Repeat the lines exactly from the line that contains "Reproduce this chart with Apache ECharts." through the line that contains "const yearNames = ['2018年', '2019年', '2020年', '2021年']"; leave images out and add nothing.

'''

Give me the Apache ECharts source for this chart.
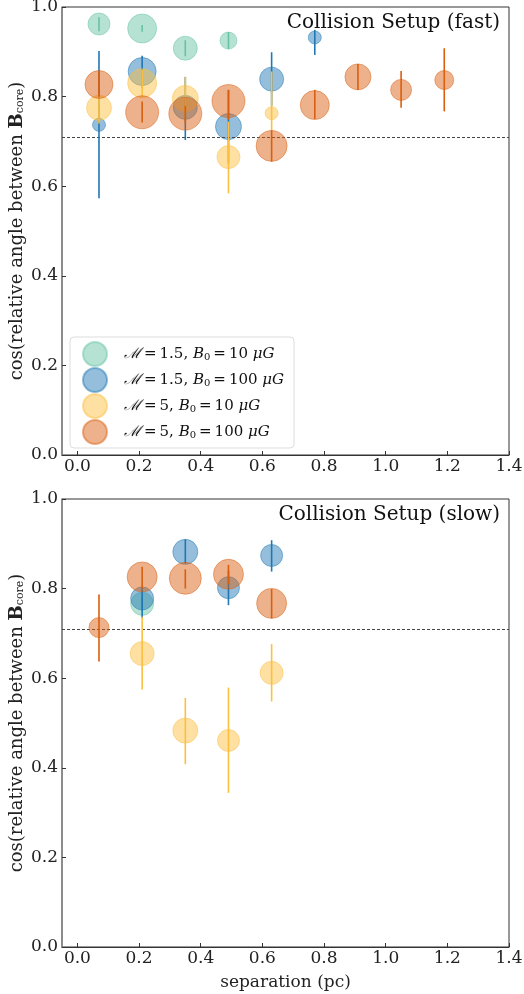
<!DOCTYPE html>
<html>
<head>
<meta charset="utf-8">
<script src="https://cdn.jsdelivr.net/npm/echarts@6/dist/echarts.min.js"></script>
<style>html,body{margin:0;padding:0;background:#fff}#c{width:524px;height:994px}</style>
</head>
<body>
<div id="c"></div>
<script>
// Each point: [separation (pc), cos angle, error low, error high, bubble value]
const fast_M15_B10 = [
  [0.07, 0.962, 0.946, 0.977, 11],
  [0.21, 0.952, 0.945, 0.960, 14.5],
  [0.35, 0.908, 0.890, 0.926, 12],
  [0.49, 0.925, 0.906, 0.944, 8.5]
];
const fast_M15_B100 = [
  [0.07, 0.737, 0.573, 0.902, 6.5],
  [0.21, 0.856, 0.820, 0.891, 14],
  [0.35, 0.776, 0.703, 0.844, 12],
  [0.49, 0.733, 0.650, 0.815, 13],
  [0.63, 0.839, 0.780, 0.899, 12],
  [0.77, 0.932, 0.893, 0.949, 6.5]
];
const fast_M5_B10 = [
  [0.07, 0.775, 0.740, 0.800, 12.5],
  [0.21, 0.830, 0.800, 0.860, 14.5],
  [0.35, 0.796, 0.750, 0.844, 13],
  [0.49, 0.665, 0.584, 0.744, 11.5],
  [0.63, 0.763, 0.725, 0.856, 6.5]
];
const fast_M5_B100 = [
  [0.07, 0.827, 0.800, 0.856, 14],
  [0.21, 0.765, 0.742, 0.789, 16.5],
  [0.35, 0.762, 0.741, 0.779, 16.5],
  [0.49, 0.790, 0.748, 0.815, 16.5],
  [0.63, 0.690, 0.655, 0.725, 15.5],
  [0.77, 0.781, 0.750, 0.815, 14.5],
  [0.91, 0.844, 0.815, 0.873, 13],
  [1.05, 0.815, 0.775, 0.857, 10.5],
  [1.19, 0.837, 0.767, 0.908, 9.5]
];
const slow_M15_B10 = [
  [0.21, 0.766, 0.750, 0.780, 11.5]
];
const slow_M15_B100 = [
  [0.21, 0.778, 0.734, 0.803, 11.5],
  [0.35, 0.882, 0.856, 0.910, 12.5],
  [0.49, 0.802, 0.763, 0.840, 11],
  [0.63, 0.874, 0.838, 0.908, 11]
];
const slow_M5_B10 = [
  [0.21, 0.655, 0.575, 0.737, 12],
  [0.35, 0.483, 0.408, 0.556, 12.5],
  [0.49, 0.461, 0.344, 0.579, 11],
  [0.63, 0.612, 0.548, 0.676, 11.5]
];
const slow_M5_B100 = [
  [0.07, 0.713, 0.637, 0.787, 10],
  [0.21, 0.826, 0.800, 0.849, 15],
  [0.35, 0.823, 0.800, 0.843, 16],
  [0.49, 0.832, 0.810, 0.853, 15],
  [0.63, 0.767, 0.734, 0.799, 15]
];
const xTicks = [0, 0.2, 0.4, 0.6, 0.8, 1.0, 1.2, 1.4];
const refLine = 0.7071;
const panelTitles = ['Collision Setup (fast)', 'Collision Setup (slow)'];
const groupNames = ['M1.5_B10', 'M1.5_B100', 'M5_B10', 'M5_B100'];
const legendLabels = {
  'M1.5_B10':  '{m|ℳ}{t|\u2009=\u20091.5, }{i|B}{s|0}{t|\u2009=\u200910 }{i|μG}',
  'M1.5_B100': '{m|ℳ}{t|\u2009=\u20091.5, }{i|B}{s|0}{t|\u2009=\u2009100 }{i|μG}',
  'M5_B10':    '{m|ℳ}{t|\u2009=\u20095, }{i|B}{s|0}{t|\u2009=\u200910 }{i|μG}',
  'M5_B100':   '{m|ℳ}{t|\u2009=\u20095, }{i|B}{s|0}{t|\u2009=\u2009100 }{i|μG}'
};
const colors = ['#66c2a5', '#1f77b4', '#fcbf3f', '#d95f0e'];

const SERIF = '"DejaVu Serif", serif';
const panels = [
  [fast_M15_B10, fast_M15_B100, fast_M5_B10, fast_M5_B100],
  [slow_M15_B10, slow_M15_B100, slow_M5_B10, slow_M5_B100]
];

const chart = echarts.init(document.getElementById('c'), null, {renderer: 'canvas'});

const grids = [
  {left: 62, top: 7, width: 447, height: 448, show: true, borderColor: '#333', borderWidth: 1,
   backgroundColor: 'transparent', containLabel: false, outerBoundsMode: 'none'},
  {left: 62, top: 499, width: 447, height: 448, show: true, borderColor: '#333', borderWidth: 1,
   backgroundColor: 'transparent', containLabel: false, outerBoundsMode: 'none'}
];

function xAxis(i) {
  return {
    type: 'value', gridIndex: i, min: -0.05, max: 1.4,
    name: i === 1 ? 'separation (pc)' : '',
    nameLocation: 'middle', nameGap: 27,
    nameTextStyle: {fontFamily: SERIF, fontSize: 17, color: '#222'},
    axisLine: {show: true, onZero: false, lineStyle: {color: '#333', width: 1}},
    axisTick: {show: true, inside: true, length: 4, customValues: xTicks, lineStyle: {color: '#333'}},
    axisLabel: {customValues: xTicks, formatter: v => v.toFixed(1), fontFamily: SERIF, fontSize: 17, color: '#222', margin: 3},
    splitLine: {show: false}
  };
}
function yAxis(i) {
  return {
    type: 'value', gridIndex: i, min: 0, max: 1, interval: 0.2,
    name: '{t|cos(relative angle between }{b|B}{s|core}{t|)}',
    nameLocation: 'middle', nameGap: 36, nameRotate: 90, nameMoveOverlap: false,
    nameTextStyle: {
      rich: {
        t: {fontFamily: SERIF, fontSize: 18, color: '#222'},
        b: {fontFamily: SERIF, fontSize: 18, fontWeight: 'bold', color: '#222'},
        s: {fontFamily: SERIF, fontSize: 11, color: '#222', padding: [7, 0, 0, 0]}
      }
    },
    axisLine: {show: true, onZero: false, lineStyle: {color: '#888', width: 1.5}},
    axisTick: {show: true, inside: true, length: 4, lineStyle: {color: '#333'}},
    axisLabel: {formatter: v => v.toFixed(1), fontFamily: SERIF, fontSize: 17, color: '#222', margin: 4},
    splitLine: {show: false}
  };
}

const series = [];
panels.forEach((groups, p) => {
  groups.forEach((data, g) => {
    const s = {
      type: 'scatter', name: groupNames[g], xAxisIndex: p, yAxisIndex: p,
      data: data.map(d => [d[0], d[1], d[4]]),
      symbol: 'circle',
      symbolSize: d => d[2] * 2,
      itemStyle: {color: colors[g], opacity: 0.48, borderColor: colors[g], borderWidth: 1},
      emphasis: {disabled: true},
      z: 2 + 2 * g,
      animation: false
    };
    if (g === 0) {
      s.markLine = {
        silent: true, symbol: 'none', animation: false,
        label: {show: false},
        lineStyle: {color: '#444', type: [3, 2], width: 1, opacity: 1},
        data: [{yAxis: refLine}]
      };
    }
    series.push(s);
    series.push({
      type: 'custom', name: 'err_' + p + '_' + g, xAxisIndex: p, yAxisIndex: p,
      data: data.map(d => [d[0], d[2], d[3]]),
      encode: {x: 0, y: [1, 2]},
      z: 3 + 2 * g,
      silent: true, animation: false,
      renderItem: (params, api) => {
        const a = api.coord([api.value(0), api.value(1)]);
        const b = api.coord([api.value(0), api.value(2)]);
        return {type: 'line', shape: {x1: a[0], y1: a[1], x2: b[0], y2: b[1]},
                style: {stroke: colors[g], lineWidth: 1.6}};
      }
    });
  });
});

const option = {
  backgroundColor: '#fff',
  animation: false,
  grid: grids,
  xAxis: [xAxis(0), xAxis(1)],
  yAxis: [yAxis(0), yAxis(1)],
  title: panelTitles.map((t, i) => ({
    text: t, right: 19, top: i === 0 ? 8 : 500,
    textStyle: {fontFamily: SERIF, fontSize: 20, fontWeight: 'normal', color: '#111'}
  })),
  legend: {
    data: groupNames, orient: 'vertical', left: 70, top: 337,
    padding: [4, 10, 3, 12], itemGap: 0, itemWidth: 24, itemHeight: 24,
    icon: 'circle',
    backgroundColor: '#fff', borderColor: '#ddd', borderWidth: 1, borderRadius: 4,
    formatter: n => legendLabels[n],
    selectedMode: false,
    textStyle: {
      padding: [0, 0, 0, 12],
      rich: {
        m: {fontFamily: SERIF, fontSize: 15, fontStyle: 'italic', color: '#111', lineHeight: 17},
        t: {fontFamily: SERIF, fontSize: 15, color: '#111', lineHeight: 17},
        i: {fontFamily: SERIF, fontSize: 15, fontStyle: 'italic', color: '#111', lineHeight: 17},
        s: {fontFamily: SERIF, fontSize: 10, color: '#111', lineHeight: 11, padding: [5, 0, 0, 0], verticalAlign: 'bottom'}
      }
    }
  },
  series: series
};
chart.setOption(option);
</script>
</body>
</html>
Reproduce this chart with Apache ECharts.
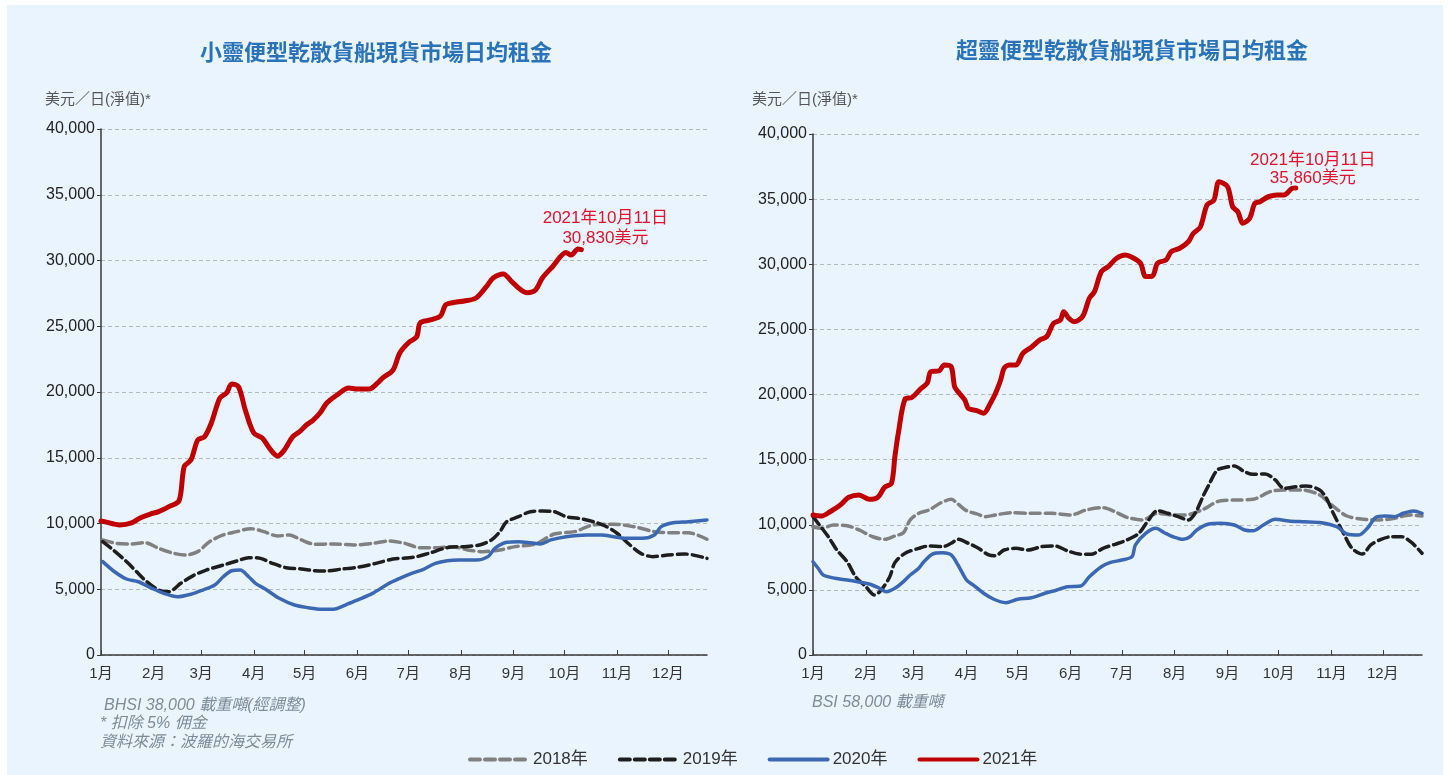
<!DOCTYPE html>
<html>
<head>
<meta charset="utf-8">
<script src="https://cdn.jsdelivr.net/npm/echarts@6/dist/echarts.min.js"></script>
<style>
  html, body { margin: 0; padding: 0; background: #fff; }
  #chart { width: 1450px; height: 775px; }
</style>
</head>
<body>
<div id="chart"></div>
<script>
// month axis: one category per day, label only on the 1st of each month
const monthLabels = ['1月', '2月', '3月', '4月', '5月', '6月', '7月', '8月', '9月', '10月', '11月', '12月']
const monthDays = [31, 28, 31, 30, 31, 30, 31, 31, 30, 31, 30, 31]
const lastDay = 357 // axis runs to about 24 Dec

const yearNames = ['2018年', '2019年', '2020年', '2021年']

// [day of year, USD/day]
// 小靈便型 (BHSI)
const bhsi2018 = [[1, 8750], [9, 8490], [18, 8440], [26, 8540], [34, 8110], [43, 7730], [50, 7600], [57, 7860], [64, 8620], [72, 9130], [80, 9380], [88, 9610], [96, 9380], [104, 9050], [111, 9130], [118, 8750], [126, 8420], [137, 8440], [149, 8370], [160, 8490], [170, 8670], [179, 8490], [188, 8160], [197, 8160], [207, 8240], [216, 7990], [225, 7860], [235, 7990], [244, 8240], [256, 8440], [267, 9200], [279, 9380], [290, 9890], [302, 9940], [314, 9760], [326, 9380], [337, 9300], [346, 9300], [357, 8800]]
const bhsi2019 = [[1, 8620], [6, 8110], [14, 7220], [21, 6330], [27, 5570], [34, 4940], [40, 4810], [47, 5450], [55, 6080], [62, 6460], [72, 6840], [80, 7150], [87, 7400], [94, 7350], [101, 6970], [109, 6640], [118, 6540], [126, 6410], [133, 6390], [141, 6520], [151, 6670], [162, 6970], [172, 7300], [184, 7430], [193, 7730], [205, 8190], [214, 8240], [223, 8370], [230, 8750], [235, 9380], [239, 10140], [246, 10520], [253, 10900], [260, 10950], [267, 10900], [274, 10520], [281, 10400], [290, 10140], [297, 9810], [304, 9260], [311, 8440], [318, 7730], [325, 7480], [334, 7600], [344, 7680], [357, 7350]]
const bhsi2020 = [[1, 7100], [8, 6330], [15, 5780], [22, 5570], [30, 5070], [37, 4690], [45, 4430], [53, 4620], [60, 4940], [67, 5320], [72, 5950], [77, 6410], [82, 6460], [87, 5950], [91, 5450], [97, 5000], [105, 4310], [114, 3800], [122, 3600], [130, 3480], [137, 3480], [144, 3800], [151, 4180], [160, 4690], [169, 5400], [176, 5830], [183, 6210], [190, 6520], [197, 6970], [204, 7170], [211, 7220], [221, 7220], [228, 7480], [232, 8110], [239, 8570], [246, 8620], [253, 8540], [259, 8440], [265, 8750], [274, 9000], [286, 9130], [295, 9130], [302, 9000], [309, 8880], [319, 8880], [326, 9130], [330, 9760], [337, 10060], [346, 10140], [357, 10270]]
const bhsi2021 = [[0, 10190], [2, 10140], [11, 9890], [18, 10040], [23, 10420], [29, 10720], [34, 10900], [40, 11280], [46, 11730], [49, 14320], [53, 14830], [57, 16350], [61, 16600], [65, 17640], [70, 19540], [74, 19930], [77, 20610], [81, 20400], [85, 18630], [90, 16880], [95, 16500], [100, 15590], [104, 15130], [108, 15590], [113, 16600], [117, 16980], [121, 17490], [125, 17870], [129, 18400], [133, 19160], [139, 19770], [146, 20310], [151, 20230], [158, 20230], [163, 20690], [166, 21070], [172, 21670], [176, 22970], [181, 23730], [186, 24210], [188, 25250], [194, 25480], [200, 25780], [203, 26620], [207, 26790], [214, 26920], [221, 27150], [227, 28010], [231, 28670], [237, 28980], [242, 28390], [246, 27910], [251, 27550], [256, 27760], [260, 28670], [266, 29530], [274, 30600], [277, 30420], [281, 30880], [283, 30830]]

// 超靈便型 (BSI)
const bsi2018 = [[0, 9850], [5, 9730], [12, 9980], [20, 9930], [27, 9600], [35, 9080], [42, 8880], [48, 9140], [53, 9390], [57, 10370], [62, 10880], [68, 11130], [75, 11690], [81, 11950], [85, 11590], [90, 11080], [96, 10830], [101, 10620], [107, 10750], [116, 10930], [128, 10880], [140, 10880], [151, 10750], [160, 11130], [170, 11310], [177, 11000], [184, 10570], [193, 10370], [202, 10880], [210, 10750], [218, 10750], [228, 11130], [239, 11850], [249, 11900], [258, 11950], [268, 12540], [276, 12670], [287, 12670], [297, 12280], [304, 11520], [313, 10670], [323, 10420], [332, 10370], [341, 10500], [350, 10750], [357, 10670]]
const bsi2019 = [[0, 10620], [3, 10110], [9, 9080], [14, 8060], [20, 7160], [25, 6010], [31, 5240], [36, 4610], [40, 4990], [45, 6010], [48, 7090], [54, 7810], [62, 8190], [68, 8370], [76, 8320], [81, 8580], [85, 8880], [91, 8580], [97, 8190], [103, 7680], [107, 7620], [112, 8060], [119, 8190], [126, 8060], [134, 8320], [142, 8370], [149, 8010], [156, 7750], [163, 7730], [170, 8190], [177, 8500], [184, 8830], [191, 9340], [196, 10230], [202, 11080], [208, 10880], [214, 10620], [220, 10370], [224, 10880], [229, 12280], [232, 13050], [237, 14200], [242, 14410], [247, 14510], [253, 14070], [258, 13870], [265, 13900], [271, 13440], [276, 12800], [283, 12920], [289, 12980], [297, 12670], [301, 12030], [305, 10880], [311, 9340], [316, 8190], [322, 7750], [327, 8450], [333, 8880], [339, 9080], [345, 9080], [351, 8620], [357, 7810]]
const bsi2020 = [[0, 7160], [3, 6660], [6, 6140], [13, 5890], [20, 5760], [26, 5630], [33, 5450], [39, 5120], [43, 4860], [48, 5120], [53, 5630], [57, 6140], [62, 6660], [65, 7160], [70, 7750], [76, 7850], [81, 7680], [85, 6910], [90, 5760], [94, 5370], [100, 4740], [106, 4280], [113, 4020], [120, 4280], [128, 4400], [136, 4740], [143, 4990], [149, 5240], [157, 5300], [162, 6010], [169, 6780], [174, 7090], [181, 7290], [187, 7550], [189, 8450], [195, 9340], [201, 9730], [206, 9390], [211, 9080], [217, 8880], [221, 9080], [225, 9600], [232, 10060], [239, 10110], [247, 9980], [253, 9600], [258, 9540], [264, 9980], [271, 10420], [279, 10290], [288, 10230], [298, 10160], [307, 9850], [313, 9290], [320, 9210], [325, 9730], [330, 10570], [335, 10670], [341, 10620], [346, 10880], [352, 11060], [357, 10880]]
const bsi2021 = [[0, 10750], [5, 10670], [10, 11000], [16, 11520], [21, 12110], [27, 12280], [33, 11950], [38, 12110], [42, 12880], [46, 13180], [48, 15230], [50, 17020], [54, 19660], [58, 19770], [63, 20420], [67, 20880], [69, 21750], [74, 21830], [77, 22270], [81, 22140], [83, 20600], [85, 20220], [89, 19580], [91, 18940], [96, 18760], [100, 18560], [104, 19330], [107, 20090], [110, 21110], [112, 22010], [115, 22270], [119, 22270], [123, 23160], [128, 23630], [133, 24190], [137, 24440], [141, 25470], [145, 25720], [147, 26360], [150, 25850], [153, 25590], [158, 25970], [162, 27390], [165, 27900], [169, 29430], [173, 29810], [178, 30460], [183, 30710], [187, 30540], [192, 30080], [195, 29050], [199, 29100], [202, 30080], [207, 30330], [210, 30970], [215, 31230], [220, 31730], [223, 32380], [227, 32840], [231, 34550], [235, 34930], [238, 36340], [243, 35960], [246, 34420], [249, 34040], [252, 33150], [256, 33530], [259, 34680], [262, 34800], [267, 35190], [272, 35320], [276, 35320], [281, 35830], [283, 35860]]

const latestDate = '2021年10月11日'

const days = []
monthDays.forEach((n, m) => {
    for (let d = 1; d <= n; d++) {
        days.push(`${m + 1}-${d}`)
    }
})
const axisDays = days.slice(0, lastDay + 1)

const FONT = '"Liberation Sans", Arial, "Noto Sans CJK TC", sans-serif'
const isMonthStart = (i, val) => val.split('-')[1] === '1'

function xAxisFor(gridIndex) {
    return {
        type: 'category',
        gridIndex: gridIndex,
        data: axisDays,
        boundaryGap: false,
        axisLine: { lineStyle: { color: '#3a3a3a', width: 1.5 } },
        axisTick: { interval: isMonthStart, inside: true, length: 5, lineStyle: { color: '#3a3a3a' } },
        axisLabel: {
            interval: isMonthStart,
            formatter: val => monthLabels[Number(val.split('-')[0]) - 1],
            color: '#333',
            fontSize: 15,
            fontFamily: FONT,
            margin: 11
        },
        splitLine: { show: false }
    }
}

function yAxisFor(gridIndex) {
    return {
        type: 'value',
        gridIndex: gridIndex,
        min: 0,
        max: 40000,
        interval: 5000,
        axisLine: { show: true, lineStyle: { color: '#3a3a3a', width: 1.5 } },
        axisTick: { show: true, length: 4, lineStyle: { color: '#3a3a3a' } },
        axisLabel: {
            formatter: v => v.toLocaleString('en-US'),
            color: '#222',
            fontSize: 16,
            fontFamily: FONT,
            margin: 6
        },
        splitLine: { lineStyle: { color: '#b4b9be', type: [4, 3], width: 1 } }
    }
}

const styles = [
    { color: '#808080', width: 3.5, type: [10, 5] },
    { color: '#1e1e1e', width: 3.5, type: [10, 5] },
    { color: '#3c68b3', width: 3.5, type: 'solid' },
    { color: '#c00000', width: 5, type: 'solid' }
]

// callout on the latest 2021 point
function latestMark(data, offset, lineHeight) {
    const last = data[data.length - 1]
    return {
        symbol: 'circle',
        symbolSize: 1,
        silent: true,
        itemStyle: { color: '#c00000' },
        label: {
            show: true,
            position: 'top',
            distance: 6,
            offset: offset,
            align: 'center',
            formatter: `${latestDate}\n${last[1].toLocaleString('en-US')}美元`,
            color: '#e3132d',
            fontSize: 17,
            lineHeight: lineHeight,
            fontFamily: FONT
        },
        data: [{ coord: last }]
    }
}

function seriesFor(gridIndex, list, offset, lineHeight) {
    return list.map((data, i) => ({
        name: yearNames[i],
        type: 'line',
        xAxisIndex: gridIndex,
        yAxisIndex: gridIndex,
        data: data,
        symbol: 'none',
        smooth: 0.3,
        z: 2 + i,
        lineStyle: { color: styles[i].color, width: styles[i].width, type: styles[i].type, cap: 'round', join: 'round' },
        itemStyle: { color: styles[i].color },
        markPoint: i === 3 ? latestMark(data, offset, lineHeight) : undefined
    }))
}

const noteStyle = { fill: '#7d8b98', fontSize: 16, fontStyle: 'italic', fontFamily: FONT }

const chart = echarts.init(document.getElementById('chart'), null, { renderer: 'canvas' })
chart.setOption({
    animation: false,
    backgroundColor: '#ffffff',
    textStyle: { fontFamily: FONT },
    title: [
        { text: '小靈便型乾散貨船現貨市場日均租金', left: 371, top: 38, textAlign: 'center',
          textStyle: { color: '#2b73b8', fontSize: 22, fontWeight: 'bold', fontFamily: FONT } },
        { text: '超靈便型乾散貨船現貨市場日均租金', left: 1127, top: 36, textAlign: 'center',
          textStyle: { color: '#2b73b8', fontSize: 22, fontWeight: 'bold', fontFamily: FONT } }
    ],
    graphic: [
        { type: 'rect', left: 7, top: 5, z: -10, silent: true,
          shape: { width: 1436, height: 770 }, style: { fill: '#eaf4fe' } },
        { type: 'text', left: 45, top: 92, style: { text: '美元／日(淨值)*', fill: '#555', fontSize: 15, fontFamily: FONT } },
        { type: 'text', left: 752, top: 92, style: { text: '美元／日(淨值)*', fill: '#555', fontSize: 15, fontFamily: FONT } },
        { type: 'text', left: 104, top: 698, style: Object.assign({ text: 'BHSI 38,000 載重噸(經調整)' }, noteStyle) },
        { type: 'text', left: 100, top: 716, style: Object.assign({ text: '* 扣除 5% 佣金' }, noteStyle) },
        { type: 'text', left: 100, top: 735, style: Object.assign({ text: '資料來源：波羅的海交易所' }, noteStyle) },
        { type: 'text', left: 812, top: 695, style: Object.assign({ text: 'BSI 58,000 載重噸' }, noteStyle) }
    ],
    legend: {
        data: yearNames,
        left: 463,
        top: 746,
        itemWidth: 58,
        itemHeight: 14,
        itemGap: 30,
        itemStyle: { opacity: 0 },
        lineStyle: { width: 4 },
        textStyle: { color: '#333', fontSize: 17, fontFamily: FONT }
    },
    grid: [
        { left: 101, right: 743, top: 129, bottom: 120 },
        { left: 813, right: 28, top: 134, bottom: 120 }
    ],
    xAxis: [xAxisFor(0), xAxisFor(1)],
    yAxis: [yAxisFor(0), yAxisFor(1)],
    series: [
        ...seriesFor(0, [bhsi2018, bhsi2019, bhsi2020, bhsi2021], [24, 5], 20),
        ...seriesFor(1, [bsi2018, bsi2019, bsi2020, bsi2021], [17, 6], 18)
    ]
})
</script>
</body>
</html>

'''

RESULT OF THE EXERCISE:
Reproduce this chart with Apache ECharts.
<!DOCTYPE html>
<html>
<head>
<meta charset="utf-8">
<script src="https://cdn.jsdelivr.net/npm/echarts@6/dist/echarts.min.js"></script>
<style>
  html, body { margin: 0; padding: 0; background: #fff; }
  #chart { width: 1450px; height: 775px; }
</style>
</head>
<body>
<div id="chart"></div>
<script>
// month axis: one category per day, label only on the 1st of each month
const monthLabels = ['1月', '2月', '3月', '4月', '5月', '6月', '7月', '8月', '9月', '10月', '11月', '12月']
const monthDays = [31, 28, 31, 30, 31, 30, 31, 31, 30, 31, 30, 31]
const lastDay = 357 // axis runs to about 24 Dec

const yearNames = ['2018年', '2019年', '2020年', '2021年']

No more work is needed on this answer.